▶ **SET PROBLEM**: In the lines below, output everything from the first line through the line containing "from matplotlib.patches import" exactly as it is. Pictures are not part of the output.

▶ **RECORDED INFORMATION**:
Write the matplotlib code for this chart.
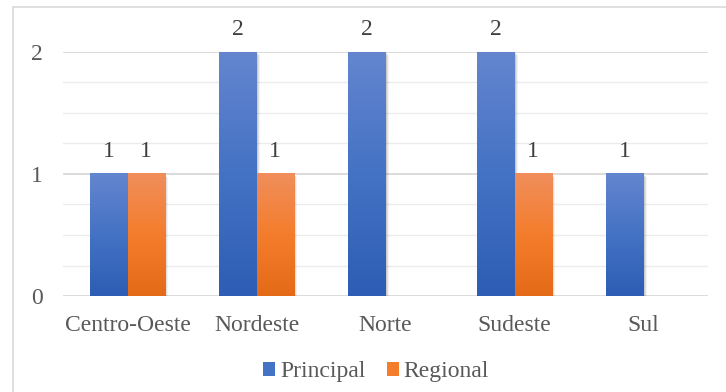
import matplotlib
matplotlib.use("Agg")
import matplotlib.pyplot as plt
import numpy as np
from matplotlib.colors import LinearSegmentedColormap
from matplotlib.patches import Rectangle, Patch

# data
regions = ["Centro-Oeste", "Nordeste", "Norte", "Sudeste", "Sul"]
principal = [1, 2, 2, 2, 1]
regional = [1, 1, None, 1, None]   # no bar / no label for Norte and Sul
series_names = ["Principal", "Regional"]

BLUE_TOP, BLUE_MID, BLUE_BOT = "#6486cf", "#4472c4", "#2d5db4"
ORNG_TOP, ORNG_MID, ORNG_BOT = "#f08e5c", "#f47d2c", "#e46a17"
GRID_MAJ = "#d9d9d9"
GRID_MIN = "#ececec"
TXT = "#595959"
LBL = "#404040"

plt.rcParams["font.family"] = ["Liberation Serif", "DejaVu Serif"]
FS = 17

blue_cm = LinearSegmentedColormap.from_list("b", [BLUE_BOT, BLUE_MID, BLUE_TOP])
orng_cm = LinearSegmentedColormap.from_list("o", [ORNG_BOT, ORNG_MID, ORNG_TOP])

fig = plt.figure(figsize=(7.26, 3.92), dpi=100)
fig.patch.set_facecolor("white")
# chart border (only top and left edges fall inside the picture)
fig.patches.append(Rectangle((13 / 726, -10 / 392), 760 / 726, 395 / 392,
                             transform=fig.transFigure, fill=False,
                             edgecolor=GRID_MAJ, linewidth=1.2))

ax = fig.add_axes([63 / 726, 1 - 296 / 392, 645 / 726, 244 / 392])
ax.set_facecolor("none")

x = np.arange(len(regions))
w = 0.287
grad = np.linspace(0, 1, 256).reshape(-1, 1)


def grad_bar(x0, h, cmap):
    # soft shadow to the lower right
    for k, a in ((3, 0.05), (2, 0.07), (1, 0.09)):
        dx, dy = k * 0.0078, k * 0.0082
        ax.add_patch(Rectangle((x0 + dx, -dy), w, h, facecolor="#000000",
                               edgecolor="none", alpha=a, zorder=2))
    ax.imshow(grad, extent=[x0, x0 + w, 0, h], origin="lower", cmap=cmap,
              aspect="auto", zorder=3, interpolation="bicubic")


for i, (p, r) in enumerate(zip(principal, regional)):
    if p is not None:
        grad_bar(x[i] - w, p, blue_cm)
        ax.annotate(str(p), (x[i] - w / 2, p), xytext=(0, 12), textcoords="offset points",
                    ha="center", va="baseline", fontsize=FS, color=LBL)
    if r is not None:
        grad_bar(x[i], r, orng_cm)
        ax.annotate(str(r), (x[i] + w / 2, r), xytext=(0, 12), textcoords="offset points",
                    ha="center", va="baseline", fontsize=FS, color=LBL)

ax.set_xlim(-0.5, len(regions) - 0.5)
ax.set_ylim(0, 2)
ax.set_yticks([0, 1, 2])
ax.set_yticks(np.arange(0, 2.01, 0.25), minor=True)
ax.grid(axis="y", which="minor", color=GRID_MIN, linewidth=1, zorder=0)
ax.grid(axis="y", which="major", color=GRID_MAJ, linewidth=1.3, zorder=1)
ax.set_axisbelow(True)
ax.set_xticks(x)
ax.set_xticklabels(regions)
ax.tick_params(axis="both", which="both", length=0, labelsize=FS, labelcolor=TXT)
ax.tick_params(axis="x", pad=14)
ax.tick_params(axis="y", pad=14.5)
for s in ax.spines.values():
    s.set_visible(False)

handles = [Patch(facecolor=BLUE_MID, edgecolor="none"),
           Patch(facecolor=ORNG_MID, edgecolor="none")]
leg = fig.legend(handles, series_names, loc="center", bbox_to_anchor=(376 / 726, 1 - 372 / 392),
                 ncol=2, frameon=False, fontsize=FS, handlelength=0.52, handleheight=0.52,
                 handletextpad=0.2, columnspacing=0.9, labelcolor=TXT)

fig.savefig("out.png", dpi=100, facecolor="white")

▶ **WRITTEN RESPONSE**:
Write the matplotlib code for this chart.
import matplotlib
matplotlib.use("Agg")
import matplotlib.pyplot as plt
import numpy as np
from matplotlib.colors import LinearSegmentedColormap
from matplotlib.patches import Rectangle, Patch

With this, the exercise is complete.